Bhalchandra Nemade, the Marathi writer who won the Jnanpith award—India’s leading literary honour, which is yet to go to an Indian writing in English— dismissed V.S. Naipaul and Salman Rushdie asauthors who “pander to the West” in that “killer language”, English. Rushdie, a diasporic Indian writer who has won the Booker, a major international prize never given to anyone who does not write in English, tweeted back calling Nemade a “grumpy old bastard” and doubting that the Marathi author had read him or Naipaul.
And thus, tra-la-la, returned to the megalit screen the old Indo-global thriller about Authenticity, Creativity, Language and, above all, bang-boom-bang, Indianness!
This loud thriller has been returning to us every few years, but it seldom goes beyond a trailer, because its storyline always gets lost in verbiage and histrionics. As far back as 2000, when I published Babu Fictions, I discovered that I was speaking to two mutually deaf tribes. As Babu Fictions was the first major study by an Indian English writer that looked sceptically at the privileging of English literature, I was soon bracketed with the ‘bhasha’ crowd—that is, those Indian writers who, like Nemade, write in other Indian languages and often express reservations about Indians, like rich Rushdie or poor me, writing in English. This despite the fact that Babu Fictions was not a dismissal of English, which is an Indian language today; instead, it examined the role and class history of English in India and the tensions of writing creatively in English.

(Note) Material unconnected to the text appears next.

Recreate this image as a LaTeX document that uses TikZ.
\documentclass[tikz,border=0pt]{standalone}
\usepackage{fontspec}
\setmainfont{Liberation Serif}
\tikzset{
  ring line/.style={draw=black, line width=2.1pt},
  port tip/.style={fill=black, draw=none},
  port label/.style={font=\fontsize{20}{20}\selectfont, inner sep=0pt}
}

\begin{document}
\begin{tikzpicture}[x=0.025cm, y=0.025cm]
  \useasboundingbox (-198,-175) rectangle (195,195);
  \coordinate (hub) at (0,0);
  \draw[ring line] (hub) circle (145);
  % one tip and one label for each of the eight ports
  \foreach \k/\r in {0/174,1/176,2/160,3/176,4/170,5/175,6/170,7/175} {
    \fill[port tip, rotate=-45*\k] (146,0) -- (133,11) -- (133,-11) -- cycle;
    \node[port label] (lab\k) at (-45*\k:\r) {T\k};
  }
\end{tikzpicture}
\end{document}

It seems simplistic to dismiss diasporic or Indian writers who employ English as pandering to the West. What does one mean by the West? Is readership expectation in the US, the UK, France, Denmark and Poland the same? Doesn’t this blanket use of ‘West’ echo, unconsciously, the kind of dubious ideology, on the Islamic or Hindutva fringe, which gestures towards a monolithic ‘West’ for very particular, and usually reactionary, purposes? Even if we think only of the discursive assumptions that accrue in any language, including English, we have to acknowledge that there are differences between English readers too. While some English readers might think of India as, say, a land of gurus, other readers connect to other narratives about India, and sometimes to very informed ones. Moreover, while one can argue that Rushdie and Naipaul approach India in ways that are, inevitably, influenced by their ‘chosen’ language (English), does that necessarily deny the validity of their creative endeavour?

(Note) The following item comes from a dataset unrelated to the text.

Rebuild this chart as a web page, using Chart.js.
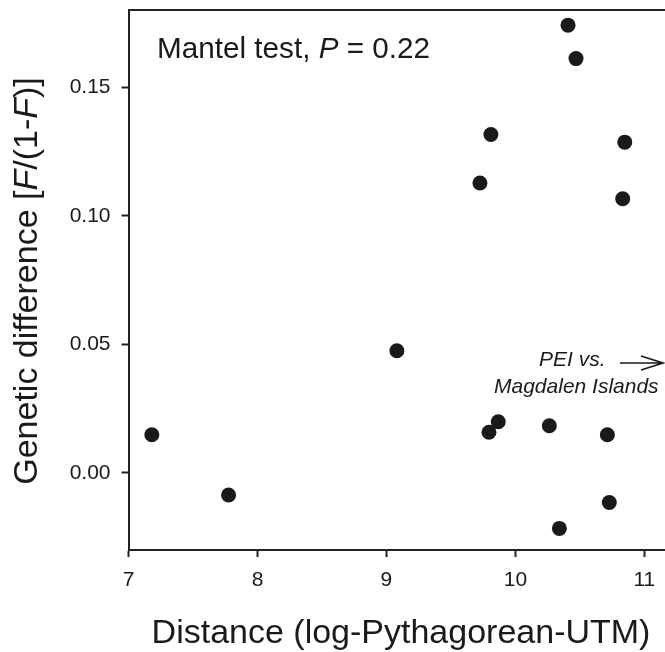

After all, the language we choose to write in (or that chooses us) imposes a set of possibilities, tensions and problems—and the creativity of the author is revealed in the way she negotiates the relationship of her language with the realities of her narrative and world. One can see that Raja Rao, R.K. Narayan and Salman Rushdie invented strikingly different and creative solutions to the problem of narrating in English a people who do not speak English most of the time.
Moreover, while this problem might be particularly pronounced in the case of English in India, does it fail to exist in other Indian languages? How does a Marathi writer narrate an Urdu speaker or a Kashmiri or a Bengali? Or, how do we narrate the dialects of Hindustani, most of them definitive in terms of class and region, in literary Hindi or Urdu? The status of a writer in Marathi or Hindi depends, partly, on the creativity she brings to this endeavour—this is true of Rushdie in English too, as it was of Mark Twain. If Rushdie is to be critiqued, it cannot be for his choice of English but for the ways in which he negotiates its problems and possibilities.

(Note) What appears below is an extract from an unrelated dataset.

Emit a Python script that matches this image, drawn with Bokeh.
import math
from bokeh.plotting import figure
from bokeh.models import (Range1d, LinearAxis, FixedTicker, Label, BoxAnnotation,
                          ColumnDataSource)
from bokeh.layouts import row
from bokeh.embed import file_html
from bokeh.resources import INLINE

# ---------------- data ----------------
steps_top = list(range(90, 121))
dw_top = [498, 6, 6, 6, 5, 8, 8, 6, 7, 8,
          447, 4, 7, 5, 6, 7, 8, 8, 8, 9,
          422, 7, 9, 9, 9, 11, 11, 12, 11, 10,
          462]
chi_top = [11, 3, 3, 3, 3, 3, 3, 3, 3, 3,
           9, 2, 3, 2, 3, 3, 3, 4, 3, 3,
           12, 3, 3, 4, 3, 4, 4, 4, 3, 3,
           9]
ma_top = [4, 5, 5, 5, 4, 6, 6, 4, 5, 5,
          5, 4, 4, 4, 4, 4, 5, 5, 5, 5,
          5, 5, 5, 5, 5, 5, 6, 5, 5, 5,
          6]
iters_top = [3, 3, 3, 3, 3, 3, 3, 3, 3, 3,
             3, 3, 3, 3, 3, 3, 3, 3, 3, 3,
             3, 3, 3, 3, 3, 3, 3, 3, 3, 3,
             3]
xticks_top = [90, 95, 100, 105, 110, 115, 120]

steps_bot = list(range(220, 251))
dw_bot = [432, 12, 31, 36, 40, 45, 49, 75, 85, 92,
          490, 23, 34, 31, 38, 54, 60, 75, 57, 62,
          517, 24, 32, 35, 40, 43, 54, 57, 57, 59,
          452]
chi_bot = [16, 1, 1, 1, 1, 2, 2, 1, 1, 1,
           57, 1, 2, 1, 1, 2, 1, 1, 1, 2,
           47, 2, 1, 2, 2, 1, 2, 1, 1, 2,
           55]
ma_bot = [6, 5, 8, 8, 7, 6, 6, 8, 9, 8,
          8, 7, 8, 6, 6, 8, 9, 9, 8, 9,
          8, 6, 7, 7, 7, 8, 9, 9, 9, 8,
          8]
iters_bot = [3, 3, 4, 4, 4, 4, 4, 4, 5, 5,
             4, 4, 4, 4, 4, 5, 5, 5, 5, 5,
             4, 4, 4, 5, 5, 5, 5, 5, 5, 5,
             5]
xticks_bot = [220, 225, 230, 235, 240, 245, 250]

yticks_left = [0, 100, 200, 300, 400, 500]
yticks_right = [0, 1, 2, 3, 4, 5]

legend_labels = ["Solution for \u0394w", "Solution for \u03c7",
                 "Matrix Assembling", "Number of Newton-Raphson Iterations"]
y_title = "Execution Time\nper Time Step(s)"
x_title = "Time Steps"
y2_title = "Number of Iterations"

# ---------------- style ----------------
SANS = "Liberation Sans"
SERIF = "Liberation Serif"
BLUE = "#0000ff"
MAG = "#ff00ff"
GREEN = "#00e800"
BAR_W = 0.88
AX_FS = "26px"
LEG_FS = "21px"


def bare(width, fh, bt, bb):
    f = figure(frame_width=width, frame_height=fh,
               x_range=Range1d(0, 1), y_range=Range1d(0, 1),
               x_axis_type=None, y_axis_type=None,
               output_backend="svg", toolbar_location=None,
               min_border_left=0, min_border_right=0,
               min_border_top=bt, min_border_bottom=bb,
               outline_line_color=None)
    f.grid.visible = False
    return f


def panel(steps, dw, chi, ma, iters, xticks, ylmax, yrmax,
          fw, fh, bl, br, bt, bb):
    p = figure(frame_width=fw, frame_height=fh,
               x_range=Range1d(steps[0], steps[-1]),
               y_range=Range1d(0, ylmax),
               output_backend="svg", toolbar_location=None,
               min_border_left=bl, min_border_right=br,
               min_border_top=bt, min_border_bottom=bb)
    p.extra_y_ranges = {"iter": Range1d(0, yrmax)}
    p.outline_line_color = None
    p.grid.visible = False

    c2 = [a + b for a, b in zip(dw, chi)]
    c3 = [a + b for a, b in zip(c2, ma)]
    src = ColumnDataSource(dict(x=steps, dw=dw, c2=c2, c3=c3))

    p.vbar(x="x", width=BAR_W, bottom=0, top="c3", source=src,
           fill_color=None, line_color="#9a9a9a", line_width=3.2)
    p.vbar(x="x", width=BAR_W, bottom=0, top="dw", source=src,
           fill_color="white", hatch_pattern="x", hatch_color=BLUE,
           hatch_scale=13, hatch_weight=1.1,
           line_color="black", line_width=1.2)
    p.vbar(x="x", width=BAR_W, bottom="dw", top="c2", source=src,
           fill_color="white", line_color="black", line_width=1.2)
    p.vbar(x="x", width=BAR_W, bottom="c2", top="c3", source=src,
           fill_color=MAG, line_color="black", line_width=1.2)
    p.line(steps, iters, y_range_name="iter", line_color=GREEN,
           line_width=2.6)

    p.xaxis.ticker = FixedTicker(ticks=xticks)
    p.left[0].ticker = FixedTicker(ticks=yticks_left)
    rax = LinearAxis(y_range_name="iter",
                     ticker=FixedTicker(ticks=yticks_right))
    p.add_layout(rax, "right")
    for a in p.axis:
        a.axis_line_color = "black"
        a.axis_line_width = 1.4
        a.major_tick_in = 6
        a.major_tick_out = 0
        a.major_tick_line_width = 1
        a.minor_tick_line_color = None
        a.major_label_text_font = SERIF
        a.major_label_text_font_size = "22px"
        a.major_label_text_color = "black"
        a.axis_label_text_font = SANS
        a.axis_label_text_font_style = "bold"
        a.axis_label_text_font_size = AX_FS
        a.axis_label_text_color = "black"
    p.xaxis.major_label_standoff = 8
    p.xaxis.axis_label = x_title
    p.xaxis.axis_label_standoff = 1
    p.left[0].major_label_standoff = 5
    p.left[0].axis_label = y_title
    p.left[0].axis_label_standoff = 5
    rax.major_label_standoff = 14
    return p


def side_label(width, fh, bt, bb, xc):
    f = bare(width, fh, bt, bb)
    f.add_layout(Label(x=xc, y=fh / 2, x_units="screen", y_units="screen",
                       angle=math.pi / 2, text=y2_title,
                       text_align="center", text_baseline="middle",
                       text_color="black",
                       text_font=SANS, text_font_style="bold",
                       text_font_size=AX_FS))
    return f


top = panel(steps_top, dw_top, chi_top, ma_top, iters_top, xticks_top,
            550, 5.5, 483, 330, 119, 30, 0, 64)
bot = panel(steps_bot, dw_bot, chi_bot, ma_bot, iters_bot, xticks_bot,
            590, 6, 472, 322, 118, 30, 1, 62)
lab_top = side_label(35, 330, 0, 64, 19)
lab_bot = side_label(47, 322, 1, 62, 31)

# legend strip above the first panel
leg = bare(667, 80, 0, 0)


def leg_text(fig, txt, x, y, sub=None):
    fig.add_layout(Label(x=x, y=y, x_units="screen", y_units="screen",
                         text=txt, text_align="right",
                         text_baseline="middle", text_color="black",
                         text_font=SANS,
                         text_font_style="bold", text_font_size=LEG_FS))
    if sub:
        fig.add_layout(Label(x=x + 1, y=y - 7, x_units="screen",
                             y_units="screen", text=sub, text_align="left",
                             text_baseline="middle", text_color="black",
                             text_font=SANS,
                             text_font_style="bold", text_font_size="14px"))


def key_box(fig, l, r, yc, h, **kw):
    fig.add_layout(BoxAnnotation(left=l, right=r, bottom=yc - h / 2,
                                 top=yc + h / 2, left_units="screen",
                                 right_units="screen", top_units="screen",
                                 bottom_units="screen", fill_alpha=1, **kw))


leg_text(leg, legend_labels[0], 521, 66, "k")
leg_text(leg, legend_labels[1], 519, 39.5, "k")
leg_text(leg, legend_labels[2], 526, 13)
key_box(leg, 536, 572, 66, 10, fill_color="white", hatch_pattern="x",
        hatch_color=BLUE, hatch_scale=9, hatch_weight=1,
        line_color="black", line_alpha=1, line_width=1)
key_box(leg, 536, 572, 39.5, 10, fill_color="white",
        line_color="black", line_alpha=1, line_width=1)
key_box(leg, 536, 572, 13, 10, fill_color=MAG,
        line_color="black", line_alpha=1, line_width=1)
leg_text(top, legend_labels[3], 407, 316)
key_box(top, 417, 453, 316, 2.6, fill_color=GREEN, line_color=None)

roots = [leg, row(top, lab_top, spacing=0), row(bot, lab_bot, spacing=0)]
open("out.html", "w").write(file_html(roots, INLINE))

Not all the ‘best writers’ have written in their ‘mother tongue’, partly because, as a 19th century sociologist remarked, languages are dialects with an army. Mostly our ‘mother tongues’ are dialects, not (literary) languages.
Naipaul is another kettle of fish. In his fiction, he has written in English about Anglophone characters—in this sense, he is closer to Nemade than to Rushdie (or me). This does not solve the problem for him either: having the possibility of borrowing from dialects does not do away with the creative necessity of constructing literary voice and the intellectual necessity of negotiating with ‘realities’.
Yes, Nemade might have made a valid point if he had claimed, with evidence, that Indian English writers fail to engage creatively or intellectually with English or India. Unfortunately, he did not. And, yes, Rushdie has a point when he suggests that Nemade probably did not read him. But how many bhasha writers did Rushdie read when, as editor of the Vintage Book of Indian Writing, he dismissed bhasha literatures in favour of Indian English writing?